Si la respuesta es negativa y esa decisión ha de ser sancionada por la Comisión Europea hay un problema: poner de acuerdo a los 27 países miembros en estos momentos del proceso no sería una tarea fácil. Así que supongamos que se admite la unilateralidad. En ese caso, la Unión Europea se enfrenta a un difícil equilibrio, digno de todo un rey Salomón. En primer lugar, porque tras plantear un “hard Brexit”, es decir, tras mantener una línea dura respecto a la salida del Reino Unido, lo que no puede hacer la UE es permitir un retorno fácil, ha de presentarse igual de dura y exigente. La principal razón es la ejemplaridad: el coste de la marcha atrás tiene que ser disuasorio para cualquier potencial país que se le ocurra activar el artículo 55 siguiendo la estela británica. En segundo lugar, hay que plantear si el Reino Unido debería hacerse cargo de todos los gastos ocasionados por el proceso truncado. Pero ese punto no está claro. Podría suponerse que cada una de las dos partes se paga sus costes. Esto generaría incentivos muy perversos porque el Reino Unido, al permanecer, finalmente, en la UE podría costear todos o parte de sus gastos correspondientes con el dinero comunitario, procedente de los ciudadanos que hemos soportado todo el revuelo.

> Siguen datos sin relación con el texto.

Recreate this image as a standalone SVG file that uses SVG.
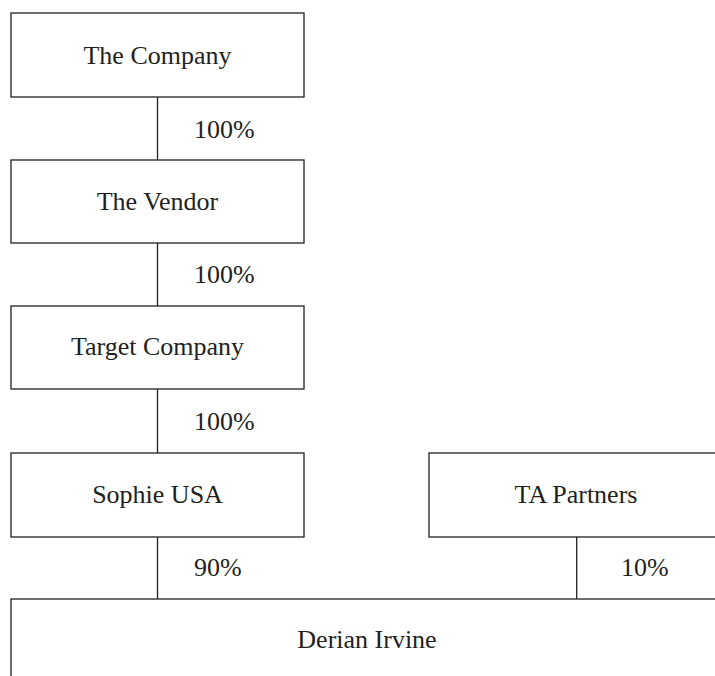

Finalmente, la vuelta atrás iba a ser costosa en tiempo y energía porque las bases jurídicas no están del todo claras. Mientras que los juristas más ortodoxos, como el profesor de la Universidad de Oxford, Stephen Weatherill, o el profesor emérito de la Universidad de Londres, John Weeks, creen que no podría ser una decisión unilateral, otros, la mayoría, no opinan igual. Algunos apelan a la Convención de Viena, que en sus artículos 66-68 de la Ley de Tratados reconoce el derecho de retractarse de la salida un pacto por cualquier país, si no se ha producido efectivamente la misma. Sin embargo, este argumento no es muy bueno porque va en contra del espíritu del propio Tratado de la UE, que considera el sistema legal europeo como un todo coherente y, por lo tanto, previene de buscar respuesta a los conflictos internos en cualquier ley supranacional, ajena a la Unión Europea. El planteamiento mayoritario se basa en el derecho de retracto de una nación toda vez que no se ha iniciado el verdadero proceso de separación ya que aún se está negociando el proceso de salida.
Pero, más allá de las razones políticas, el reconocimiento de ese derecho implicaría, como se ha indicado más arriba, que el Reino Unido podría reclamar que cada institución pagara sus gastos. Es posible imaginar que algunos países sancionados por la UE amenacen con apelar al artículo 55 por razones estratégicas sabiendo que las consecuencias son tan leves.
Si la salida del Reino Unido ha causado una herida en la economía británica y en las bases de la Unión Europea, la retractación puede ser mucho peor aún, puede trastocar todo el sistema de incentivos y dañar la médula, como si de una navaja con filo dentado se tratara.